- [What to work on]: Without including any pictures, copy each entry below exactly.

Entries with chart source code:
— begin —
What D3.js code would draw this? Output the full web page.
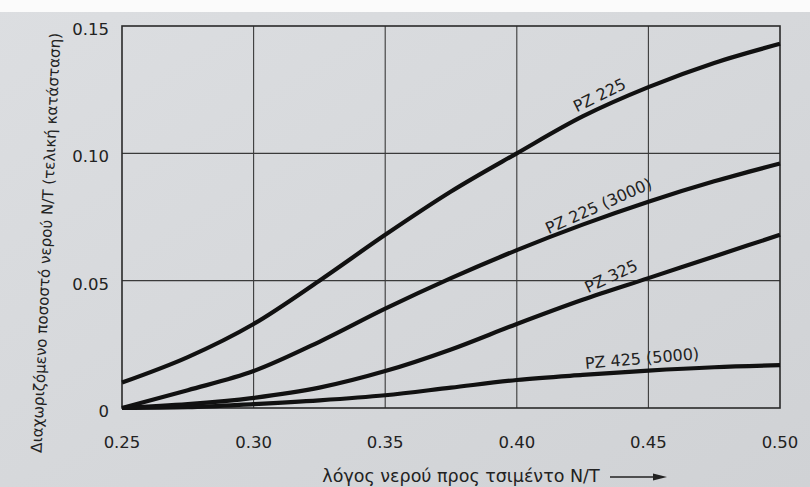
<!DOCTYPE html>
<html>
<head>
<meta charset="utf-8">
<script src="https://cdn.jsdelivr.net/npm/d3@7"></script>
<style>
  html, body { margin: 0; padding: 0; background: #d8dadd; }
  svg { display: block; }
  text { font-family: "DejaVu Sans", "Liberation Sans", sans-serif; fill: #222; }
</style>
</head>
<body>
<svg id="chart" width="810" height="487"></svg>
<script>
// Water/cement ratio (x) and bleeding water fraction N/T (y) per cement type
const waterCementRatio = [0.25, 0.275, 0.30, 0.325, 0.35, 0.375, 0.40, 0.425, 0.45, 0.475, 0.50];
const pz225      = [0.010, 0.020, 0.033, 0.050, 0.068, 0.085, 0.100, 0.1145, 0.126, 0.1355, 0.143];
const pz225_3000 = [0.000, 0.007, 0.0145, 0.026, 0.039, 0.051, 0.062, 0.072, 0.081, 0.089, 0.096];
const pz325      = [0.000, 0.0015, 0.004, 0.008, 0.0145, 0.023, 0.033, 0.0425, 0.051, 0.0595, 0.068];
const pz425_5000 = [0.000, 0.0003, 0.0015, 0.003, 0.005, 0.008, 0.011, 0.013, 0.0147, 0.016, 0.0168];
const seriesNames = ["PZ 225", "PZ 225 (3000)", "PZ 325", "PZ 425 (5000)"];

const xTicks = [0.25, 0.30, 0.35, 0.40, 0.45, 0.50];
const xTickLabels = ["0.25", "0.30", "0.35", "0.40", "0.45", "0.50"];
const yTicks = [0, 0.05, 0.10, 0.15];
const yTickLabels = ["0", "0.05", "0.10", "0.15"];

const yTitle = "Διαχωριζόμενο ποσοστό νερού N/T (τελική κατάσταση)";
const xTitle = "λόγος νερού προς τσιμέντο N/T";

// curve label placement: position along x, text angle, distance above the curve
const labelStyle = [
  { at: 0.4335, angle: -26, gap: 7 },
  { at: 0.433,  angle: -24, gap: 7 },
  { at: 0.438,  angle: -25, gap: 8 },
  { at: 0.448,  angle: -5,  gap: 7 }
];

const svg = d3.select("#chart");
const W = 810, H = 487;

// paper background
const defs = svg.append("defs");
const grad = defs.append("linearGradient").attr("id", "paper")
  .attr("x1", 0).attr("y1", 0).attr("x2", 1).attr("y2", 1);
grad.append("stop").attr("offset", 0).attr("stop-color", "#dcdee1");
grad.append("stop").attr("offset", 1).attr("stop-color", "#d0d2d5");
svg.append("rect").attr("width", W).attr("height", H).attr("fill", "url(#paper)");
svg.append("rect").attr("width", W).attr("height", 12).attr("fill", "#fbfbfb");

const x = d3.scaleLinear().domain([0.25, 0.50]).range([122, 780]);
const y = d3.scaleLinear().domain([0, 0.15]).range([408, 26]);

// grid
const grid = svg.append("g").attr("stroke", "#3a3a3a").attr("stroke-width", 1.1);
grid.selectAll("line.v").data(xTicks.slice(1, -1)).join("line")
  .attr("x1", d => x(d)).attr("x2", d => x(d))
  .attr("y1", y(0.15)).attr("y2", y(0));
grid.selectAll("line.h").data(yTicks.slice(1, -1)).join("line")
  .attr("class", "h")
  .attr("x1", x(0.25)).attr("x2", x(0.50))
  .attr("y1", d => y(d)).attr("y2", d => y(d));
svg.append("rect")
  .attr("x", x(0.25)).attr("y", y(0.15))
  .attr("width", x(0.50) - x(0.25)).attr("height", y(0) - y(0.15))
  .attr("fill", "none").attr("stroke", "#2a2a2a").attr("stroke-width", 1.6);

// tick labels
svg.append("g").selectAll("text").data(xTicks).join("text")
  .attr("x", d => x(d)).attr("y", y(0) + 40)
  .attr("text-anchor", "middle").attr("font-size", 16.5)
  .text((d, i) => xTickLabels[i]);
svg.append("g").selectAll("text").data(yTicks).join("text")
  .attr("x", x(0.25) - 13).attr("y", d => y(d) + 9)
  .attr("text-anchor", "end").attr("font-size", 16.5)
  .text((d, i) => yTickLabels[i]);

// curves
const allSeries = [pz225, pz225_3000, pz325, pz425_5000];
const line = d3.line()
  .x((d, i) => x(waterCementRatio[i]))
  .y(d => y(d))
  .curve(d3.curveMonotoneX);
svg.append("g").selectAll("path").data(allSeries).join("path")
  .attr("d", line)
  .attr("fill", "none").attr("stroke", "#111").attr("stroke-width", 4.2)
  .attr("stroke-linecap", "butt");

// curve labels
allSeries.forEach((vals, i) => {
  const s = labelStyle[i];
  const along = d3.scaleLinear().domain(waterCementRatio).range(vals);
  const px = x(s.at), py = y(along(s.at));
  const a = s.angle * Math.PI / 180;
  const tx = px + Math.sin(a) * s.gap, ty = py - Math.cos(a) * s.gap;
  svg.append("text")
    .attr("transform", `translate(${tx},${ty}) rotate(${s.angle})`)
    .attr("text-anchor", "middle").attr("font-size", 16)
    .text(seriesNames[i]);
});

// axis titles
svg.append("text")
  .attr("transform", "translate(51,243) rotate(-87.4)")
  .attr("text-anchor", "middle").attr("font-size", 15.1)
  .text(yTitle);
svg.append("text")
  .attr("x", 461).attr("y", 482)
  .attr("text-anchor", "middle").attr("font-size", 17.5)
  .text(xTitle);
svg.append("line").attr("x1", 610).attr("x2", 655).attr("y1", 477).attr("y2", 477)
  .attr("stroke", "#222").attr("stroke-width", 1.4);
svg.append("path").attr("d", "M653,473.5 L667,477 L653,480.5 Z").attr("fill", "#222");
</script>
</body>
</html>
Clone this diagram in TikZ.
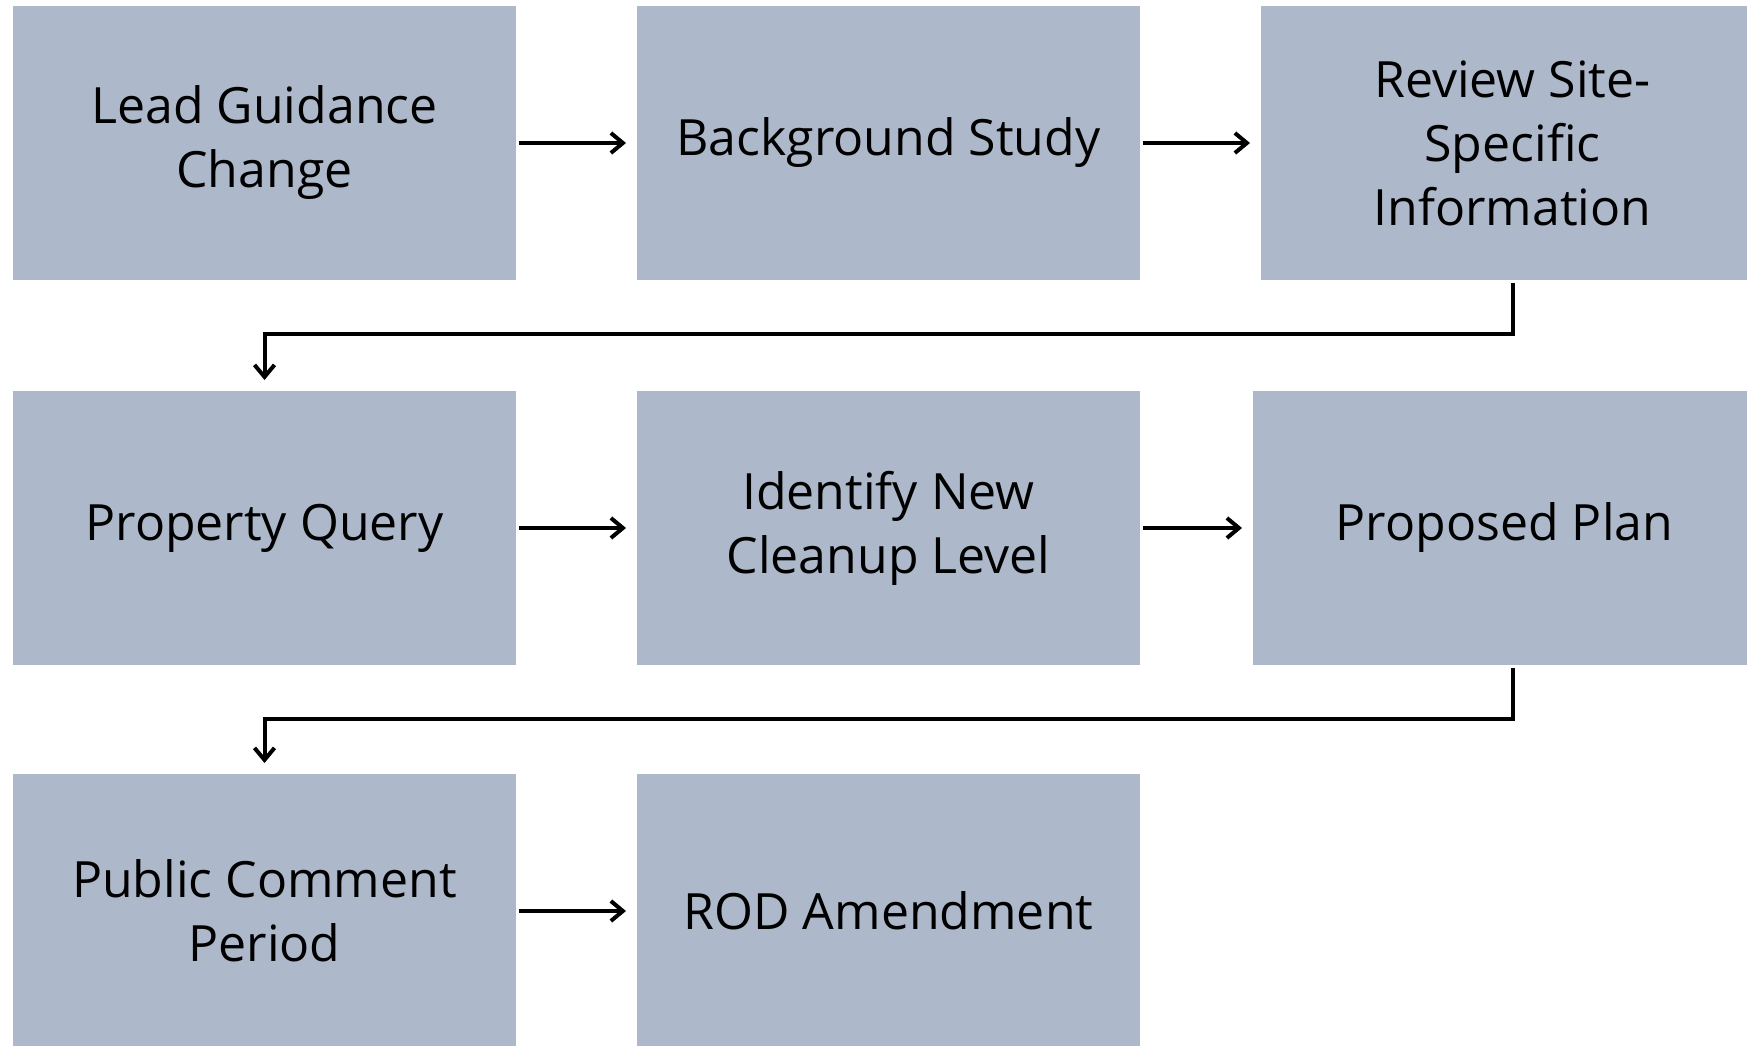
\documentclass[tikz,border=0pt]{standalone}
\usepackage{fontspec}
\setmainfont{Open Sans}
\usetikzlibrary{positioning,arrows.meta}
\definecolor{boxgray}{RGB}{173,185,202}
\begin{document}
\begin{tikzpicture}[box/.style={rectangle, fill=boxgray, minimum width=503pt, minimum height=274pt, inner sep=0pt, outer sep=0pt, align=center, font=\fontsize{50}{64}\selectfont},
  flow/.style={line width=4pt, -{Straight Barb[length=12pt,width=20pt,line width=4pt]}, shorten <=3pt, shorten >=11pt}]
\useasboundingbox (0,0) rectangle (1747pt,-1046pt);
\node [box] (lead) at (264.5pt,-143pt) {Lead Guidance\\Change};
\node [box, right=121pt of lead] (bg) {Background Study};
\node [box, right=121pt of bg] (review) {Review Site-\\Specific\\Information};
\node [box, below=111pt of lead] (query) {Property Query};
\node [box, right=121pt of query] (ident) {Identify New\\Cleanup Level};
\node [box, right=113pt of ident] (plan) {Proposed Plan};
\node [box, below=109pt of query] (comment) {Public Comment\\Period};
\node [box, right=121pt of comment] (rod) {ROD Amendment};
\draw [flow] (lead) -- (bg);
\draw [flow] (bg) -- (review);
\draw [flow] (review.south) -- ++(0,-54pt) -| (query.north);
\draw [flow] (query) -- (ident);
\draw [flow] (ident) -- (plan);
\draw [flow] ([xshift=8pt]plan.south) -- ++(0,-54pt) -| (comment.north);
\draw [flow] (comment) -- (rod);
\end{tikzpicture}
\end{document}
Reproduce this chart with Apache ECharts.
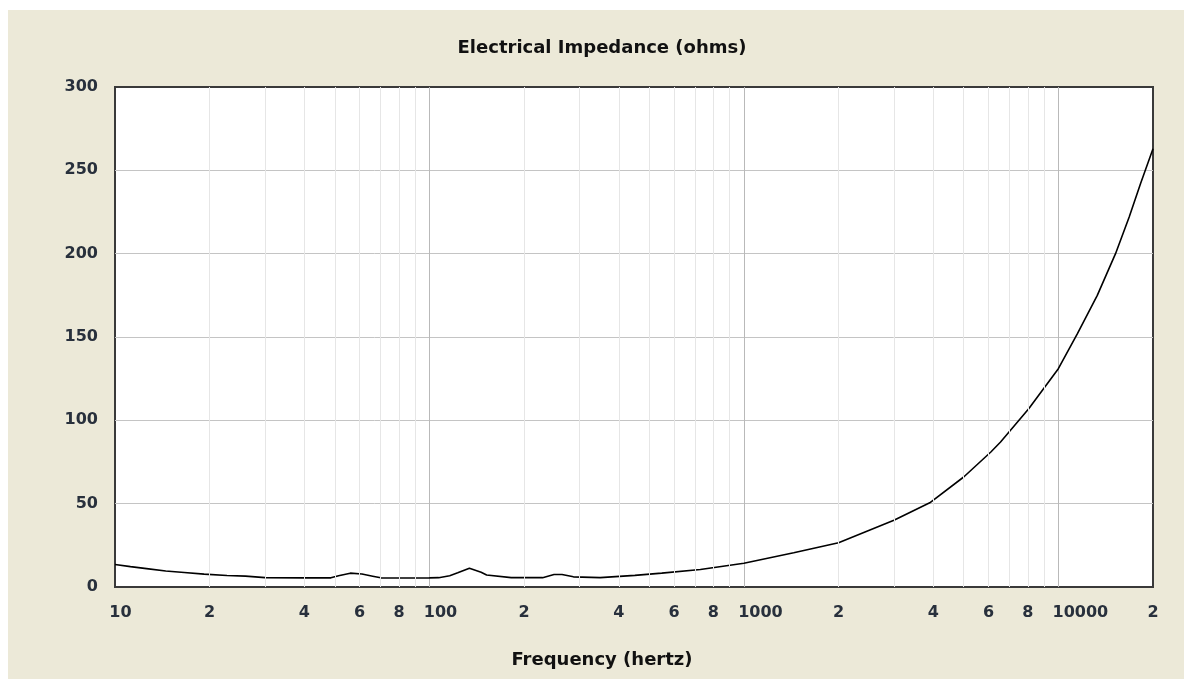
— end —
- [Task output]:
What D3.js code would draw this? Output the full web page.
<!DOCTYPE html>
<html>
<head>
<meta charset="utf-8">
<script src="https://cdn.jsdelivr.net/npm/d3@7"></script>
<style>
  html, body { margin: 0; padding: 0; background: #d8dadd; }
  svg { display: block; }
  text { font-family: "DejaVu Sans", "Liberation Sans", sans-serif; fill: #222; }
</style>
</head>
<body>
<svg id="chart" width="810" height="487"></svg>
<script>
// Water/cement ratio (x) and bleeding water fraction N/T (y) per cement type
const waterCementRatio = [0.25, 0.275, 0.30, 0.325, 0.35, 0.375, 0.40, 0.425, 0.45, 0.475, 0.50];
const pz225      = [0.010, 0.020, 0.033, 0.050, 0.068, 0.085, 0.100, 0.1145, 0.126, 0.1355, 0.143];
const pz225_3000 = [0.000, 0.007, 0.0145, 0.026, 0.039, 0.051, 0.062, 0.072, 0.081, 0.089, 0.096];
const pz325      = [0.000, 0.0015, 0.004, 0.008, 0.0145, 0.023, 0.033, 0.0425, 0.051, 0.0595, 0.068];
const pz425_5000 = [0.000, 0.0003, 0.0015, 0.003, 0.005, 0.008, 0.011, 0.013, 0.0147, 0.016, 0.0168];
const seriesNames = ["PZ 225", "PZ 225 (3000)", "PZ 325", "PZ 425 (5000)"];

const xTicks = [0.25, 0.30, 0.35, 0.40, 0.45, 0.50];
const xTickLabels = ["0.25", "0.30", "0.35", "0.40", "0.45", "0.50"];
const yTicks = [0, 0.05, 0.10, 0.15];
const yTickLabels = ["0", "0.05", "0.10", "0.15"];

const yTitle = "Διαχωριζόμενο ποσοστό νερού N/T (τελική κατάσταση)";
const xTitle = "λόγος νερού προς τσιμέντο N/T";

// curve label placement: position along x, text angle, distance above the curve
const labelStyle = [
  { at: 0.4335, angle: -26, gap: 7 },
  { at: 0.433,  angle: -24, gap: 7 },
  { at: 0.438,  angle: -25, gap: 8 },
  { at: 0.448,  angle: -5,  gap: 7 }
];

const svg = d3.select("#chart");
const W = 810, H = 487;

// paper background
const defs = svg.append("defs");
const grad = defs.append("linearGradient").attr("id", "paper")
  .attr("x1", 0).attr("y1", 0).attr("x2", 1).attr("y2", 1);
grad.append("stop").attr("offset", 0).attr("stop-color", "#dcdee1");
grad.append("stop").attr("offset", 1).attr("stop-color", "#d0d2d5");
svg.append("rect").attr("width", W).attr("height", H).attr("fill", "url(#paper)");
svg.append("rect").attr("width", W).attr("height", 12).attr("fill", "#fbfbfb");

const x = d3.scaleLinear().domain([0.25, 0.50]).range([122, 780]);
const y = d3.scaleLinear().domain([0, 0.15]).range([408, 26]);

// grid
const grid = svg.append("g").attr("stroke", "#3a3a3a").attr("stroke-width", 1.1);
grid.selectAll("line.v").data(xTicks.slice(1, -1)).join("line")
  .attr("x1", d => x(d)).attr("x2", d => x(d))
  .attr("y1", y(0.15)).attr("y2", y(0));
grid.selectAll("line.h").data(yTicks.slice(1, -1)).join("line")
  .attr("class", "h")
  .attr("x1", x(0.25)).attr("x2", x(0.50))
  .attr("y1", d => y(d)).attr("y2", d => y(d));
svg.append("rect")
  .attr("x", x(0.25)).attr("y", y(0.15))
  .attr("width", x(0.50) - x(0.25)).attr("height", y(0) - y(0.15))
  .attr("fill", "none").attr("stroke", "#2a2a2a").attr("stroke-width", 1.6);

// tick labels
svg.append("g").selectAll("text").data(xTicks).join("text")
  .attr("x", d => x(d)).attr("y", y(0) + 40)
  .attr("text-anchor", "middle").attr("font-size", 16.5)
  .text((d, i) => xTickLabels[i]);
svg.append("g").selectAll("text").data(yTicks).join("text")
  .attr("x", x(0.25) - 13).attr("y", d => y(d) + 9)
  .attr("text-anchor", "end").attr("font-size", 16.5)
  .text((d, i) => yTickLabels[i]);

// curves
const allSeries = [pz225, pz225_3000, pz325, pz425_5000];
const line = d3.line()
  .x((d, i) => x(waterCementRatio[i]))
  .y(d => y(d))
  .curve(d3.curveMonotoneX);
svg.append("g").selectAll("path").data(allSeries).join("path")
  .attr("d", line)
  .attr("fill", "none").attr("stroke", "#111").attr("stroke-width", 4.2)
  .attr("stroke-linecap", "butt");

// curve labels
allSeries.forEach((vals, i) => {
  const s = labelStyle[i];
  const along = d3.scaleLinear().domain(waterCementRatio).range(vals);
  const px = x(s.at), py = y(along(s.at));
  const a = s.angle * Math.PI / 180;
  const tx = px + Math.sin(a) * s.gap, ty = py - Math.cos(a) * s.gap;
  svg.append("text")
    .attr("transform", `translate(${tx},${ty}) rotate(${s.angle})`)
    .attr("text-anchor", "middle").attr("font-size", 16)
    .text(seriesNames[i]);
});

// axis titles
svg.append("text")
  .attr("transform", "translate(51,243) rotate(-87.4)")
  .attr("text-anchor", "middle").attr("font-size", 15.1)
  .text(yTitle);
svg.append("text")
  .attr("x", 461).attr("y", 482)
  .attr("text-anchor", "middle").attr("font-size", 17.5)
  .text(xTitle);
svg.append("line").attr("x1", 610).attr("x2", 655).attr("y1", 477).attr("y2", 477)
  .attr("stroke", "#222").attr("stroke-width", 1.4);
svg.append("path").attr("d", "M653,473.5 L667,477 L653,480.5 Z").attr("fill", "#222");
</script>
</body>
</html>
Clone this diagram in TikZ.
\documentclass[tikz,border=0pt]{standalone}
\usepackage{fontspec}
\setmainfont{Open Sans}
\usetikzlibrary{positioning,arrows.meta}
\definecolor{boxgray}{RGB}{173,185,202}
\begin{document}
\begin{tikzpicture}[box/.style={rectangle, fill=boxgray, minimum width=503pt, minimum height=274pt, inner sep=0pt, outer sep=0pt, align=center, font=\fontsize{50}{64}\selectfont},
  flow/.style={line width=4pt, -{Straight Barb[length=12pt,width=20pt,line width=4pt]}, shorten <=3pt, shorten >=11pt}]
\useasboundingbox (0,0) rectangle (1747pt,-1046pt);
\node [box] (lead) at (264.5pt,-143pt) {Lead Guidance\\Change};
\node [box, right=121pt of lead] (bg) {Background Study};
\node [box, right=121pt of bg] (review) {Review Site-\\Specific\\Information};
\node [box, below=111pt of lead] (query) {Property Query};
\node [box, right=121pt of query] (ident) {Identify New\\Cleanup Level};
\node [box, right=113pt of ident] (plan) {Proposed Plan};
\node [box, below=109pt of query] (comment) {Public Comment\\Period};
\node [box, right=121pt of comment] (rod) {ROD Amendment};
\draw [flow] (lead) -- (bg);
\draw [flow] (bg) -- (review);
\draw [flow] (review.south) -- ++(0,-54pt) -| (query.north);
\draw [flow] (query) -- (ident);
\draw [flow] (ident) -- (plan);
\draw [flow] ([xshift=8pt]plan.south) -- ++(0,-54pt) -| (comment.north);
\draw [flow] (comment) -- (rod);
\end{tikzpicture}
\end{document}
Reproduce this chart with Apache ECharts.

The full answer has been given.